Thursday, 20 August 2009

Scarcely bettered

More from Jessie's camera this morning. She also got these excellent pics of a Scarce Swallowtail over in the foothills of the Pyrneees. It's quite honoured to have an English name since you will be incredibly lucky to see one here. Really, it should be called the Hardly Ever Seen Swallowtail. On the continent, though, they are commoner than our more yellow version, or its slightly larger equivalent, the Southern Swallowtail. It's a lovely insect, like a small flying zebra.

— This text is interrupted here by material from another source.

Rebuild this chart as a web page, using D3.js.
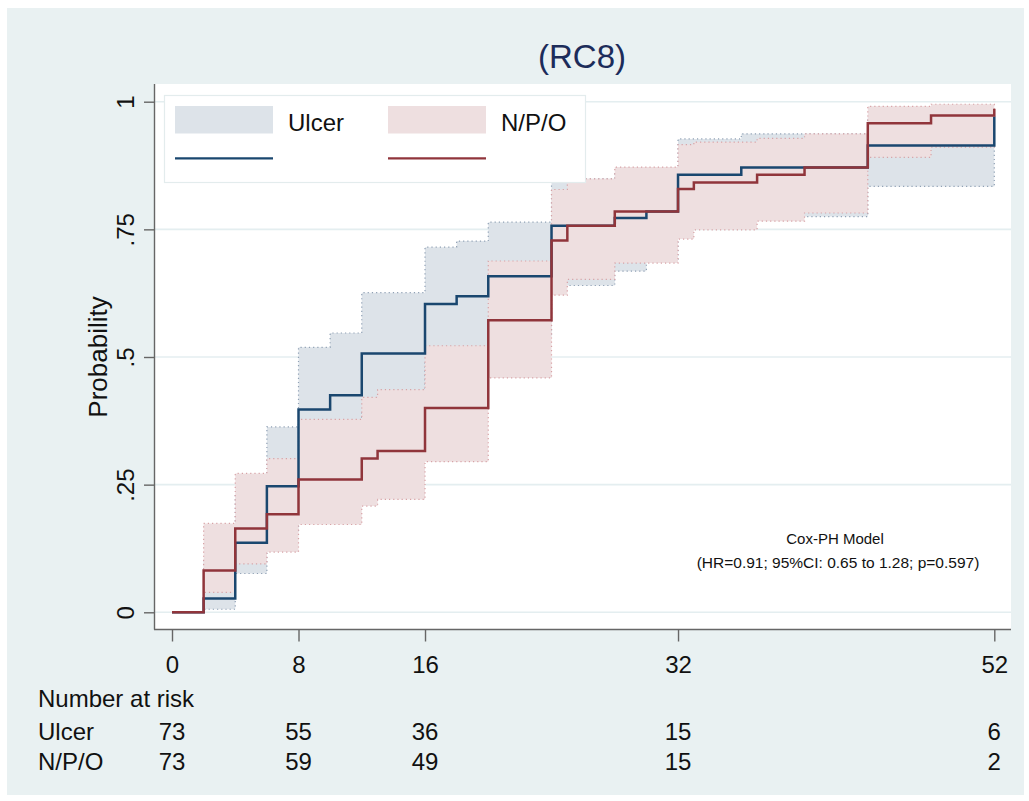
<!DOCTYPE html>
<html>
<head>
<meta charset="utf-8">
<script src="https://cdn.jsdelivr.net/npm/d3@7"></script>
<style>
  body { margin: 0; background: #ffffff; }
  svg text { font-family: "Liberation Sans", Arial, sans-serif; fill: #111; }
</style>
</head>
<body>
<div id="chart"></div>
<script>
// Kaplan-Meier style cumulative probability
const ulcerTimes = [0, 2, 4, 6, 8, 10, 12, 16, 18, 20, 24, 28, 30, 32, 36, 44, 52];
const ulcerProb  = [0, 0.027, 0.136, 0.247, 0.397, 0.425, 0.507, 0.604, 0.619, 0.658, 0.757, 0.772, 0.785, 0.857, 0.871, 0.914, 0.971];

const ulcerCiTimes = [2, 4, 6, 8, 10, 12, 16, 18, 20, 24, 28, 30, 32, 36, 44, 52];
const ulcerLower   = [0.006, 0.076, 0.16, 0.29, 0.31, 0.39, 0.49, 0.50, 0.54, 0.64, 0.668, 0.69, 0.76, 0.775, 0.834, 0.834];
const ulcerUpper   = [0.10, 0.23, 0.363, 0.519, 0.547, 0.626, 0.715, 0.727, 0.764, 0.849, 0.86, 0.87, 0.927, 0.937, 0.97, 0.97];

const npoTimes = [0, 2, 4, 6, 8, 12, 13, 16, 20, 24, 25, 28, 32, 33, 37, 40, 44, 48, 52];
const npoProb  = [0, 0.082, 0.164, 0.192, 0.260, 0.301, 0.316, 0.400, 0.572, 0.728, 0.757, 0.785, 0.829, 0.842, 0.857, 0.871, 0.958, 0.973, 0.986];

const npoCiTimes = [2, 4, 6, 8, 12, 13, 16, 20, 24, 25, 28, 32, 33, 37, 40, 44, 48, 52];
const npoLower   = [0.039, 0.095, 0.118, 0.172, 0.208, 0.221, 0.295, 0.459, 0.621, 0.652, 0.684, 0.731, 0.749, 0.766, 0.782, 0.891, 0.911, 0.911];
const npoUpper   = [0.174, 0.272, 0.301, 0.378, 0.421, 0.436, 0.522, 0.688, 0.828, 0.849, 0.872, 0.916, 0.921, 0.928, 0.937, 0.991, 0.995, 0.995];

const riskTimes = [0, 8, 16, 32, 52];
const riskUlcer = [73, 55, 36, 15, 6];
const riskNpo   = [73, 59, 49, 15, 2];

const yTicks = [0, 0.25, 0.5, 0.75, 1];
const yTickLabels = ["0", ".25", ".5", ".75", "1"];

const groups = ["Ulcer", "N/P/O"];

const width = 1029, height = 801;
const navy = "#1a476f", maroon = "#90353b";
const navyBand = "#dde3e9", maroonBand = "#eedfe0";

let svg = d3.select("#chart").append("svg")
  .attr("width", width)
  .attr("height", height);

// graph region
svg.append("rect")
  .attr("x", 7).attr("y", 8)
  .attr("width", 1017).attr("height", 787)
  .attr("fill", "#e9f1f2");

// plot region
const plot = { left: 155, right: 1011, top: 84, bottom: 629.5 };
svg.append("rect")
  .attr("x", plot.left).attr("y", plot.top)
  .attr("width", plot.right - plot.left).attr("height", plot.bottom - plot.top)
  .attr("fill", "#ffffff");

let x = d3.scaleLinear().domain([0, 52]).range([172, 994.3]);
let y = d3.scaleLinear().domain([0, 1]).range([612.3, 101.7]);

// gridlines
svg.append("g").selectAll("line").data(yTicks).enter()
  .append("line")
  .attr("x1", plot.left).attr("x2", plot.right)
  .attr("y1", (d) => y(d)).attr("y2", (d) => y(d))
  .attr("stroke", "#e4eef0")
  .attr("stroke-width", 1.6);

// confidence bands
function band(times, lower, upper, fill, edge) {
  let rows = times.map((t, i) => ({ t: t, lo: lower[i], hi: upper[i] }));
  let area = d3.area()
    .curve(d3.curveStepAfter)
    .x((d) => x(d.t))
    .y0((d) => y(d.lo))
    .y1((d) => y(d.hi));
  svg.append("path")
    .datum(rows)
    .attr("d", (d) => area(d) + "Z")
    .attr("fill", fill)
    .attr("stroke", edge)
    .attr("stroke-width", 1.2)
    .attr("stroke-dasharray", "1.2,3");
}

band(ulcerCiTimes, ulcerLower, ulcerUpper, navyBand, "#8fa0b4");
band(npoCiTimes, npoLower, npoUpper, maroonBand, "#d7a2a6");

// step lines
function steps(times, probs, color) {
  let rows = times.map((t, i) => ({ t: t, p: probs[i] }));
  let line = d3.line()
    .curve(d3.curveStepAfter)
    .x((d) => x(d.t))
    .y((d) => y(d.p));
  svg.append("path")
    .datum(rows)
    .attr("d", line)
    .attr("fill", "none")
    .attr("stroke", color)
    .attr("stroke-width", 2.5);
}

steps(ulcerTimes, ulcerProb, navy);
steps(npoTimes, npoProb, maroon);

// axes
let yAxis = svg.append("g")
  .attr("transform", "translate(" + plot.left + ",0)")
  .call(d3.axisLeft(y).tickValues(yTicks).tickSize(11).tickFormat((d, i) => yTickLabels[i]));
yAxis.select(".domain").remove();
yAxis.selectAll(".tick line").attr("stroke", "#666").attr("stroke-width", 1.4);
yAxis.selectAll(".tick text")
  .attr("x", null).attr("dy", null)
  .attr("text-anchor", "middle")
  .attr("transform", "translate(-21,0) rotate(-90)")
  .style("font-size", "24px")
  .style("fill", "#111");

let xAxis = svg.append("g")
  .attr("transform", "translate(0," + plot.bottom + ")")
  .call(d3.axisBottom(x).tickValues(riskTimes).tickSize(12));
xAxis.select(".domain").remove();
xAxis.selectAll(".tick line").attr("stroke", "#666").attr("stroke-width", 1.4);
xAxis.selectAll(".tick text")
  .attr("y", 43).attr("dy", null)
  .style("font-size", "24px")
  .style("fill", "#111");

svg.append("line")
  .attr("x1", plot.left - 0.5).attr("x2", plot.left - 0.5)
  .attr("y1", plot.top).attr("y2", plot.bottom)
  .attr("stroke", "#666").attr("stroke-width", 1.4);
svg.append("line")
  .attr("x1", plot.left - 1).attr("x2", plot.right)
  .attr("y1", plot.bottom).attr("y2", plot.bottom)
  .attr("stroke", "#666").attr("stroke-width", 1.4);

// axis title
svg.append("text")
  .attr("transform", "translate(107,357) rotate(-90)")
  .attr("text-anchor", "middle")
  .style("font-size", "26px")
  .text("Probability");

// chart title
svg.append("text")
  .attr("x", 582).attr("y", 68)
  .attr("text-anchor", "middle")
  .style("font-size", "33px")
  .style("fill", "#1c2c5a")
  .text("(RC8)");

// legend
let legend = svg.append("g");
legend.append("rect")
  .attr("x", 164.5).attr("y", 95.5)
  .attr("width", 421).attr("height", 87)
  .attr("fill", "#ffffff")
  .attr("stroke", "#e3eced")
  .attr("stroke-width", 1.2);
const legendX = [175, 388];
const legendColors = [[navyBand, navy], [maroonBand, maroon]];
groups.forEach((g, i) => {
  legend.append("rect")
    .attr("x", legendX[i]).attr("y", 106)
    .attr("width", 98).attr("height", 27.5)
    .attr("fill", legendColors[i][0]);
  legend.append("line")
    .attr("x1", legendX[i]).attr("x2", legendX[i] + 98)
    .attr("y1", 158.3).attr("y2", 158.3)
    .attr("stroke", legendColors[i][1])
    .attr("stroke-width", 2.2);
  legend.append("text")
    .attr("x", legendX[i] + 113).attr("y", 130.7)
    .style("font-size", "24px")
    .text(g);
});

// model annotation
svg.append("text")
  .attr("x", 835).attr("y", 543.5)
  .attr("text-anchor", "middle")
  .style("font-size", "15px")
  .text("Cox-PH Model");
svg.append("text")
  .attr("x", 838).attr("y", 567.5)
  .attr("text-anchor", "middle")
  .style("font-size", "15.5px")
  .text("(HR=0.91; 95%CI: 0.65 to 1.28; p=0.597)");

// number at risk table
svg.append("text")
  .attr("x", 38).attr("y", 706.5)
  .style("font-size", "24px")
  .text("Number at risk");

const riskRows = [riskUlcer, riskNpo];
const riskRowY = [739.5, 770];
groups.forEach((g, i) => {
  svg.append("text")
    .attr("x", 38).attr("y", riskRowY[i])
    .style("font-size", "24px")
    .text(g);
  svg.append("g").selectAll("text").data(riskRows[i]).enter()
    .append("text")
    .attr("x", (d, j) => x(riskTimes[j]))
    .attr("y", riskRowY[i])
    .attr("text-anchor", "middle")
    .style("font-size", "24px")
    .text((d) => d);
});
</script>
</body>
</html>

I brought some caterpillars back once, from their rather distinguished home in the gardens at the chateau de Villandry in the Loire. They chrysalised and we managed to release the adults up at the primary school when the boys were there. The children were wide-eyed. I must check the Yorkshire Butterflies some time, to see if any of their members caught sight of these exotic introductions, and were wide-eyed too.


Unknown said...

Hi Martin,

A lovely photo from Jessie there. I presume the Scarce Swallowtail gets it name from the shape of its wings, but i would be intrested to know what other purpose its forked tail serves.


MartinWainwright said...

Hi Tom, sorry In only just found your comment while scrolling idly back through the blog, now that it's pretty much finished for this year, to see if I'd missed any, or if there were any (relatively) latecomers such as yourself.
Good old Jessie. She spent quite a while tracking it down and, yes, the name is from the shape, like the old swallowtail coats men used to wear (and a bit like the red kites you see on the road from Leeds to Harrogate).
There has been a lot of erudite work down on the tail 'streamers' and the consensus seems to have moved from some form of mating display to aerodynamics. Studies have shown that the tails allow the butterflies to glide faster and dive more steeply, so they are probably the result of natural selection as a defence mechanism. But we don't know for sure, yet.